> **WHAT YOU NEED TO DO**
Your task is to copy the listing exactly. Drop any pictures from the copy.

> **MATERIAL**
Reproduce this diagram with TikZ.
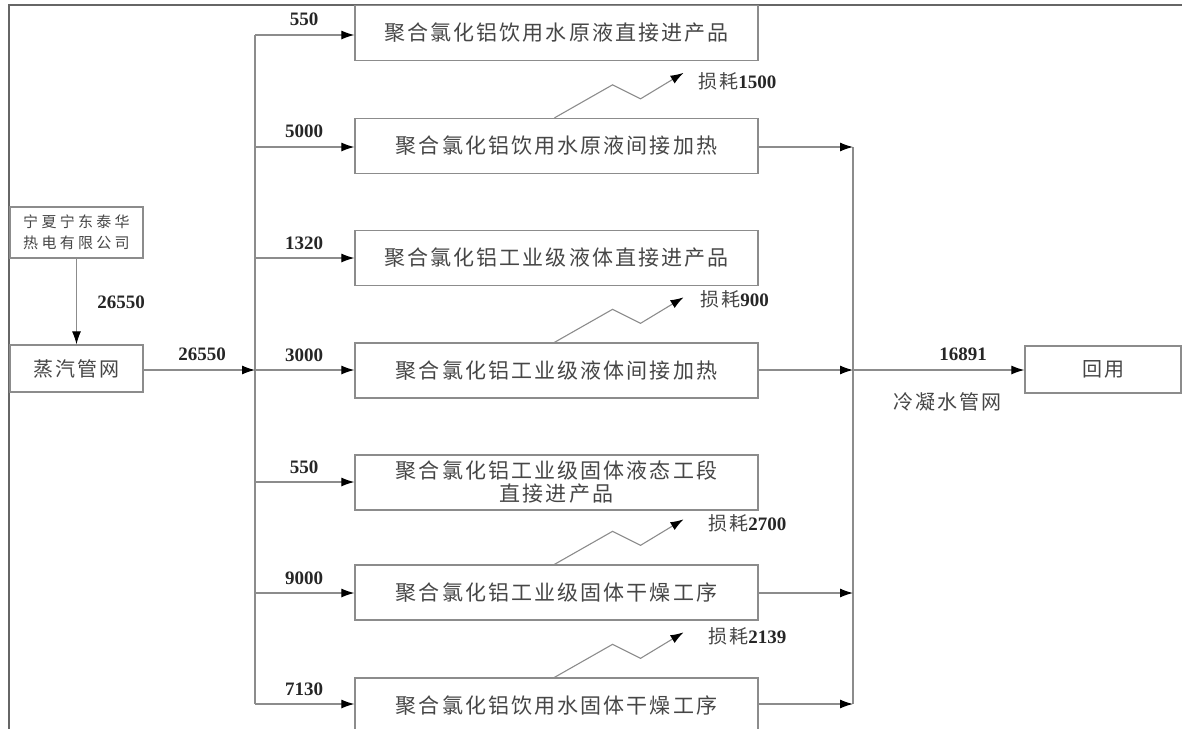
\documentclass[tikz,border=0pt]{standalone}
\usepackage{fontspec}
\setmainfont{Liberation Serif}
\newfontfamily\cjk{Noto Sans CJK SC}[LetterSpace=10]
\newfontfamily\cjksmall{Noto Sans CJK SC}[LetterSpace=22]
\usetikzlibrary{arrows.meta,calc}
\definecolor{linec}{RGB}{140,140,140}
\definecolor{txtc}{RGB}{70,70,70}
\tikzset{
  box/.style={draw=linec, line width=1.3pt, minimum width=403pt, minimum height=55pt, inner sep=0pt, align=center, text=txtc, font=\fontsize{21}{24}\selectfont\cjk},
  sbox/.style={draw=linec, line width=1.3pt, minimum width=133pt, inner sep=0pt, align=center, text=txtc},
  flow/.style={draw=linec, line width=1.1pt, -{Latex[length=13pt,width=9pt]}, arrows={[color=black]}},
  wire/.style={draw=linec, line width=1.1pt},
  num/.style={text=black!85, font=\fontsize{19}{20}\selectfont\bfseries},
  loss/.style={text=black!85, font=\fontsize{19}{20}\selectfont\bfseries, anchor=west},
}
\newcommand{\CJ}[1]{{\mdseries\cjk\color{txtc} #1}}
\begin{document}
\begin{tikzpicture}[x=1pt,y=-1pt]
\useasboundingbox (0,0) rectangle (1182,728);
\clip (0,0) rectangle (1182,728);
% frame
\draw[line width=2.2pt, black!60] (9,729) -- (9,5) -- (1183,5);

% source boxes
\node[sbox, minimum height=51pt, font=\fontsize{15}{21}\selectfont\cjksmall] (co) at (76.5,232.5) {宁夏宁东泰华\\热电有限公司};
\node[sbox, minimum height=47pt, font=\fontsize{20}{22}\selectfont\cjk] (steam) at (76.5,368.5) {蒸汽管网};
\draw[flow] (co) -- (steam);
\node[num] (l0) at (121,302) {26550};

% process boxes
\node[box] (b1) at (556.5,33) {聚合氯化铝饮用水原液直接进产品};
\node[box] (b2) at (556.5,146) {聚合氯化铝饮用水原液间接加热};
\node[box] (b3) at (556.5,258) {聚合氯化铝工业级液体直接进产品};
\node[box] (b4) at (556.5,370.5) {聚合氯化铝工业级液体间接加热};
\node[box, font=\fontsize{21}{23}\selectfont\cjk] (b5) at (556.5,482.5) {聚合氯化铝工业级固体液态工段\\直接进产品};
\node[box] (b6) at (556.5,592.5) {聚合氯化铝工业级固体干燥工序};
\node[box] (b7) at (556.5,705.5) {聚合氯化铝饮用水固体干燥工序};

% distribution bus
\coordinate (s1) at (255,35);
\coordinate (s2) at (255,147);
\coordinate (s3) at (255,258);
\coordinate (s4) at (255,370);
\coordinate (s5) at (255,482);
\coordinate (s6) at (255,593);
\coordinate (s7) at (255,704);
\draw[wire] (s1) -- (s7);
\draw[flow] (steam.east |- s4) -- (s4);
\node[num] (l00) at (202,354) {26550};
\foreach \i in {1,...,7} { \draw[flow] (s\i) -- (b\i.west |- s\i); }
\node[num] (n1) at (304,19) {550};
\node[num] (n2) at (304,131) {5000};
\node[num] (n3) at (304,243) {1320};
\node[num] (n4) at (304,355) {3000};
\node[num] (n5) at (304,467) {550};
\node[num] (n6) at (304,578) {9000};
\node[num] (n7) at (304,689) {7130};

% losses
\foreach \b in {b2,b4,b6,b7} {
  \coordinate (z0) at ([xshift=-2pt]\b.north);
  \coordinate (zt) at ($(z0)+(129,-45)$);
  \draw[flow] (z0) -- ++(58,-33) -- ++(28,14) -- (zt);
}
\node[loss] (L1) at (695,81) {\CJ{损耗}1500};
\node[loss] (L2) at (697,299) {\CJ{损耗}900};
\node[loss] (L3) at (705,523) {\CJ{损耗}2700};
\node[loss] (L4) at (705,636) {\CJ{损耗}2139};

% collector
\coordinate (c2) at (853,147);
\coordinate (c4) at (853,370);
\coordinate (c6) at (853,593);
\coordinate (c7) at (853,704);
\draw[wire] (c2) -- (c7);
\draw[flow] (b2.east |- c2) -- (c2);
\draw[flow] (b4.east |- c4) -- (c4);
\draw[flow] (b6.east |- c6) -- (c6);
\draw[flow] (b7.east |- c7) -- (c7);

\node[sbox, minimum width=156pt, minimum height=47pt, font=\fontsize{20}{22}\selectfont\cjk] (reuse) at (1103,369.5) {回用};
\draw[flow] (c4) -- (reuse.west |- c4);
\node[num] (l16) at (963,354) {16891};
\node[text=txtc, font=\fontsize{20}{22}\selectfont\cjk] (lc) at (947,402) {冷凝水管网};
\end{tikzpicture}
\end{document}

> **EXERCISE SOLUTION**
Reproduce this diagram with TikZ.
\documentclass[tikz,border=0pt]{standalone}
\usepackage{fontspec}
\setmainfont{Liberation Serif}
\newfontfamily\cjk{Noto Sans CJK SC}[LetterSpace=10]
\newfontfamily\cjksmall{Noto Sans CJK SC}[LetterSpace=22]
\usetikzlibrary{arrows.meta,calc}
\definecolor{linec}{RGB}{140,140,140}
\definecolor{txtc}{RGB}{70,70,70}
\tikzset{
  box/.style={draw=linec, line width=1.3pt, minimum width=403pt, minimum height=55pt, inner sep=0pt, align=center, text=txtc, font=\fontsize{21}{24}\selectfont\cjk},
  sbox/.style={draw=linec, line width=1.3pt, minimum width=133pt, inner sep=0pt, align=center, text=txtc},
  flow/.style={draw=linec, line width=1.1pt, -{Latex[length=13pt,width=9pt]}, arrows={[color=black]}},
  wire/.style={draw=linec, line width=1.1pt},
  num/.style={text=black!85, font=\fontsize{19}{20}\selectfont\bfseries},
  loss/.style={text=black!85, font=\fontsize{19}{20}\selectfont\bfseries, anchor=west},
}
\newcommand{\CJ}[1]{{\mdseries\cjk\color{txtc} #1}}
\begin{document}
\begin{tikzpicture}[x=1pt,y=-1pt]
\useasboundingbox (0,0) rectangle (1182,728);
\clip (0,0) rectangle (1182,728);
% frame
\draw[line width=2.2pt, black!60] (9,729) -- (9,5) -- (1183,5);

% source boxes
\node[sbox, minimum height=51pt, font=\fontsize{15}{21}\selectfont\cjksmall] (co) at (76.5,232.5) {宁夏宁东泰华\\热电有限公司};
\node[sbox, minimum height=47pt, font=\fontsize{20}{22}\selectfont\cjk] (steam) at (76.5,368.5) {蒸汽管网};
\draw[flow] (co) -- (steam);
\node[num] (l0) at (121,302) {26550};

% process boxes
\node[box] (b1) at (556.5,33) {聚合氯化铝饮用水原液直接进产品};
\node[box] (b2) at (556.5,146) {聚合氯化铝饮用水原液间接加热};
\node[box] (b3) at (556.5,258) {聚合氯化铝工业级液体直接进产品};
\node[box] (b4) at (556.5,370.5) {聚合氯化铝工业级液体间接加热};
\node[box, font=\fontsize{21}{23}\selectfont\cjk] (b5) at (556.5,482.5) {聚合氯化铝工业级固体液态工段\\直接进产品};
\node[box] (b6) at (556.5,592.5) {聚合氯化铝工业级固体干燥工序};
\node[box] (b7) at (556.5,705.5) {聚合氯化铝饮用水固体干燥工序};

% distribution bus
\coordinate (s1) at (255,35);
\coordinate (s2) at (255,147);
\coordinate (s3) at (255,258);
\coordinate (s4) at (255,370);
\coordinate (s5) at (255,482);
\coordinate (s6) at (255,593);
\coordinate (s7) at (255,704);
\draw[wire] (s1) -- (s7);
\draw[flow] (steam.east |- s4) -- (s4);
\node[num] (l00) at (202,354) {26550};
\foreach \i in {1,...,7} { \draw[flow] (s\i) -- (b\i.west |- s\i); }
\node[num] (n1) at (304,19) {550};
\node[num] (n2) at (304,131) {5000};
\node[num] (n3) at (304,243) {1320};
\node[num] (n4) at (304,355) {3000};
\node[num] (n5) at (304,467) {550};
\node[num] (n6) at (304,578) {9000};
\node[num] (n7) at (304,689) {7130};

% losses
\foreach \b in {b2,b4,b6,b7} {
  \coordinate (z0) at ([xshift=-2pt]\b.north);
  \coordinate (zt) at ($(z0)+(129,-45)$);
  \draw[flow] (z0) -- ++(58,-33) -- ++(28,14) -- (zt);
}
\node[loss] (L1) at (695,81) {\CJ{损耗}1500};
\node[loss] (L2) at (697,299) {\CJ{损耗}900};
\node[loss] (L3) at (705,523) {\CJ{损耗}2700};
\node[loss] (L4) at (705,636) {\CJ{损耗}2139};

% collector
\coordinate (c2) at (853,147);
\coordinate (c4) at (853,370);
\coordinate (c6) at (853,593);
\coordinate (c7) at (853,704);
\draw[wire] (c2) -- (c7);
\draw[flow] (b2.east |- c2) -- (c2);
\draw[flow] (b4.east |- c4) -- (c4);
\draw[flow] (b6.east |- c6) -- (c6);
\draw[flow] (b7.east |- c7) -- (c7);

\node[sbox, minimum width=156pt, minimum height=47pt, font=\fontsize{20}{22}\selectfont\cjk] (reuse) at (1103,369.5) {回用};
\draw[flow] (c4) -- (reuse.west |- c4);
\node[num] (l16) at (963,354) {16891};
\node[text=txtc, font=\fontsize{20}{22}\selectfont\cjk] (lc) at (947,402) {冷凝水管网};
\end{tikzpicture}
\end{document}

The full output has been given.